A fresh voice has joined the debate on how Kenya should organise its planned National Infrastructure Fund. In a column published on Tuesday, Dr Benard Chitunga argues the NIF must operate as a corporate body rather than a direct arm of government.
The international civil servant and Chancellor of the Co-operative University of Kenya says governments everywhere have chosen this route for sovereign funds that focus on infrastructure. The main prize is freedom to work without layers of bureaucracy or sudden shifts in political direction.
Corporate status lets managers recruit skilled professionals who understand markets. It also opens the door to strategies that balance national needs with real financial discipline. Direct government control, Chitunga notes, often brings short-term pressures that can stall big projects.
The model further allows the fund to spread money across different assets, even outside Kenya, while still answering to the state as owner. For infrastructure, this means steady capital for energy, transport and technology schemes that take years to pay off.
Chitunga points to three well-known funds that follow the corporate path. Singapore’s Temasek Holdings runs as a private limited company fully owned by the government. Its portfolio runs into hundreds of billions of dollars and includes major infrastructure holdings. Over decades the fund has posted annual returns of six to seven per cent.
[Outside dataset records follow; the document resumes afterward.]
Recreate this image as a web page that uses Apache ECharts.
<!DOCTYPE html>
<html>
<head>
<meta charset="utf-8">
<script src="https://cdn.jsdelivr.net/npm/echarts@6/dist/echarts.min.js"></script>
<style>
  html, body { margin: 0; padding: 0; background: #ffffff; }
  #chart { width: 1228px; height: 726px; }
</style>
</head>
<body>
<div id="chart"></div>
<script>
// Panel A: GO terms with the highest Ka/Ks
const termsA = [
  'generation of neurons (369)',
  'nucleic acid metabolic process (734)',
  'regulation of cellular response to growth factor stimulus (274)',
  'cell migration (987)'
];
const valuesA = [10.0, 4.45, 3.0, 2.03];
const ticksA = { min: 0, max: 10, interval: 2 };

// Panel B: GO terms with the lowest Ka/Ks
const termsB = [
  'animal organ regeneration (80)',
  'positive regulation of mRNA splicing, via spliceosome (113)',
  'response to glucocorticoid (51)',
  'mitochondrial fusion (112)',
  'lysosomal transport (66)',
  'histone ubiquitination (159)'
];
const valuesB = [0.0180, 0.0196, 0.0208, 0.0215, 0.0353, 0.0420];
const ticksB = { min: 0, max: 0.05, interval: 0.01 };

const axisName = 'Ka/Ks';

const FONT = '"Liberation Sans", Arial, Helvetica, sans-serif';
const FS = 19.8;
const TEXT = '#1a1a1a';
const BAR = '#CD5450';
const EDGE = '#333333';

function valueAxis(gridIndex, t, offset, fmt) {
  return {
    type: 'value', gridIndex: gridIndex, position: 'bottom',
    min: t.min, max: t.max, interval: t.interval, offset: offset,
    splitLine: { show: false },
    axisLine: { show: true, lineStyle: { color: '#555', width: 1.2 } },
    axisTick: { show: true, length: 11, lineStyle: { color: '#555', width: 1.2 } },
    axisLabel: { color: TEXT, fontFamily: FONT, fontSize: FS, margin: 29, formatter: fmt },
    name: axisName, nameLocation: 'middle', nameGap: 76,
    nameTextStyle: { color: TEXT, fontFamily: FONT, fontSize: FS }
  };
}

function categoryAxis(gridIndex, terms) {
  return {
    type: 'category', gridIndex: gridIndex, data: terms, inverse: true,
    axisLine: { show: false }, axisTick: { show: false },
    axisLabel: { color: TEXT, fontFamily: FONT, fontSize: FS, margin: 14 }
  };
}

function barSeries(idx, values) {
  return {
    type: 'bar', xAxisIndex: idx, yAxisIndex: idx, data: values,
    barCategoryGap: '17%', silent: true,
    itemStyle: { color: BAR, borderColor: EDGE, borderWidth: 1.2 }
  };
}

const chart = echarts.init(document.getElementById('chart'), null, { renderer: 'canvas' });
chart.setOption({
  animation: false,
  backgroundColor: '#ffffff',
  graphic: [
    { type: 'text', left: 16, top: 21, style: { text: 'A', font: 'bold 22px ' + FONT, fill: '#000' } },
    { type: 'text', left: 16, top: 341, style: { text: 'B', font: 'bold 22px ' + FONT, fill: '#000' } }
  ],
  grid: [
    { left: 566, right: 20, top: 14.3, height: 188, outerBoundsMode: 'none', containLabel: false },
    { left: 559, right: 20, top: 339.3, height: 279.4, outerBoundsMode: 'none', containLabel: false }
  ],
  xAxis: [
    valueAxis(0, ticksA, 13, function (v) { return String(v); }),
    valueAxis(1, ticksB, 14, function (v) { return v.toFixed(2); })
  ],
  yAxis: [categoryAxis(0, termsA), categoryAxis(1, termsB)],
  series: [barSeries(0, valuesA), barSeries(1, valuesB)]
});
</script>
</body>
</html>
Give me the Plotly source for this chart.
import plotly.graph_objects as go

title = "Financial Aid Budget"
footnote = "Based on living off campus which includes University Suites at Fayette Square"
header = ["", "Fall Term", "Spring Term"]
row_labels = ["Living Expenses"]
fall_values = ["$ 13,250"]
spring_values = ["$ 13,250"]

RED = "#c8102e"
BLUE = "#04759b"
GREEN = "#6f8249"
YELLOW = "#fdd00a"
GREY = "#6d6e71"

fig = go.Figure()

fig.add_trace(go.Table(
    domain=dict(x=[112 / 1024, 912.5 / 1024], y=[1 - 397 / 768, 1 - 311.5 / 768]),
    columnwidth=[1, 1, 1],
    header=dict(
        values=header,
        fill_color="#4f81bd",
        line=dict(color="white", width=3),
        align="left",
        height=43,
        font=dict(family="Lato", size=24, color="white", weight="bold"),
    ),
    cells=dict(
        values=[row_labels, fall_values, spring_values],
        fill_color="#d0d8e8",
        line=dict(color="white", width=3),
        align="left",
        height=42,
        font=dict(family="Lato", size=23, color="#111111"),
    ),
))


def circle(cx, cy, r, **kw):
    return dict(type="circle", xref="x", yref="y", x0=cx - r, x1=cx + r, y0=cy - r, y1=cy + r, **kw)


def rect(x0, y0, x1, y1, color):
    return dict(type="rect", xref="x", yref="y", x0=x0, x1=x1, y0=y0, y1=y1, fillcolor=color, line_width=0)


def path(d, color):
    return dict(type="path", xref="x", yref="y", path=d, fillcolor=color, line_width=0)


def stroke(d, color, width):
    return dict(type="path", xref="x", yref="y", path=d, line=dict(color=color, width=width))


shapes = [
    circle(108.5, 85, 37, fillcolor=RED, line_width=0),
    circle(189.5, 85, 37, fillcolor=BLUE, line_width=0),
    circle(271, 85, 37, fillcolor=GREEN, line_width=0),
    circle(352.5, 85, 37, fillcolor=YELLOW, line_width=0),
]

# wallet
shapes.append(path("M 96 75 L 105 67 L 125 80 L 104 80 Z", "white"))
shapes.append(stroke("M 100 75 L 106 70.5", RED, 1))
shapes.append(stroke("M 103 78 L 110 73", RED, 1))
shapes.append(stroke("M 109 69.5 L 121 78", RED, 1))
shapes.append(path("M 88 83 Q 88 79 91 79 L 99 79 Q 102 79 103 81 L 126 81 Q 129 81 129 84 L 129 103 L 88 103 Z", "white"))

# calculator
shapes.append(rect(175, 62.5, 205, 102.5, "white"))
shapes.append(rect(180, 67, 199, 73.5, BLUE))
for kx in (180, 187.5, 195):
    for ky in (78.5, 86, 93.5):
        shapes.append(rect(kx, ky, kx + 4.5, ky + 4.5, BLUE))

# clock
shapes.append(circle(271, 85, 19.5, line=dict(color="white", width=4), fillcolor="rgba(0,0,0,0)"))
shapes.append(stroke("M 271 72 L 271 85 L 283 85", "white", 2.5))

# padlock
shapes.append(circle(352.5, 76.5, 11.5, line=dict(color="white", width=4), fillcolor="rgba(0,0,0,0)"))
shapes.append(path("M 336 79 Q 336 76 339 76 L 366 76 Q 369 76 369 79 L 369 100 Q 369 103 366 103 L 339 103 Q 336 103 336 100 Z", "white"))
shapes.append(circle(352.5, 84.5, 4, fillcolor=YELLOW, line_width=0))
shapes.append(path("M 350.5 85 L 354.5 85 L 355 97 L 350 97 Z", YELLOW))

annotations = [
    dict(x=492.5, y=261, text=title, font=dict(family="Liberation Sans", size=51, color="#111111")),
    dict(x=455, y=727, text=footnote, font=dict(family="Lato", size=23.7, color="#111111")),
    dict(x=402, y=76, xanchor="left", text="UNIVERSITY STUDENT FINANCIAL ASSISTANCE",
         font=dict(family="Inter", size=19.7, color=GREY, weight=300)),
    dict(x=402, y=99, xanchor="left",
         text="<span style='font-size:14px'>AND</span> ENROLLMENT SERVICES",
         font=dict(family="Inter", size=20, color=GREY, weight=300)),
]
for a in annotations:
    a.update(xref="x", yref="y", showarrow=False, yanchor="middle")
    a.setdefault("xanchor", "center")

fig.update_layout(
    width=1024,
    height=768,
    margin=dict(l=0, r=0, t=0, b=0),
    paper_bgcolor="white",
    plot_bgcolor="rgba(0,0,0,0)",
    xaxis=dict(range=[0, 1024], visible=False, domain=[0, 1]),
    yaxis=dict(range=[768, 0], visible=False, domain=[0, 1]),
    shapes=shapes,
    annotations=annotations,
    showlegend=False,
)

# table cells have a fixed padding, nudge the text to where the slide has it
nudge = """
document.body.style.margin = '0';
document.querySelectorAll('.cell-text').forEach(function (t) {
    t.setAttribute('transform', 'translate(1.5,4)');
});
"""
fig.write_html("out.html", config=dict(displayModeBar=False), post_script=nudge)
Saudi Arabia’s Public Investment Fund operates in a similar corporate style. It channels money into domestic and overseas infrastructure as part of the kingdom’s Vision 2030 programme. Recent efforts have targeted renewable energy, logistics and green hydrogen plants. The structure has drawn billions in private co-investment and helped reduce reliance on oil.
In India the National Investment and Infrastructure Fund was created as a private company with the government holding a minority stake. It teams up with partners to build roads, power facilities and digital networks. Independent governance has pulled in foreign capital and linked public needs with institutional money.
Chitunga believes the same approach can succeed in Kenya. A corporate NIF would commit to projects that deliver steady, inflation-resistant returns while pushing national development. Global sovereign funds now manage more than eleven trillion dollars in assets and often outperform traditional investments.
Still, success hinges on three non-negotiable conditions. The board and management must be chosen on merit alone. Corruption must face zero tolerance. And every decision must stay faithful to the fund’s original purpose.
Without these safeguards even the best structure will fail. With them, Chitunga says, Kenya can turn the NIF into a reliable engine for the kind of patient capital that infrastructure demands.
The column arrives as officials finalise details of the fund. Discussions about its legal form have already sparked questions on transparency and accountability. Chitunga’s contribution frames the corporate route not as secrecy but as proven practice.
Many countries have used the model to fund long-gestation projects that ministries struggle to handle. Roads, ports, power stations and technology hubs all benefit when money flows without annual budget battles.
For Kenya the stakes sit high. The economy needs modern infrastructure to keep growing. A well-run corporate fund could channel resources efficiently and still serve public goals.
Chitunga ends on a clear note. The corporate form itself is not the risk. Poor governance is. Get the people and the rules right, he writes, and the National Infrastructure Fund can deliver both returns and real progress.
The opinion piece appears in Business Daily Africa.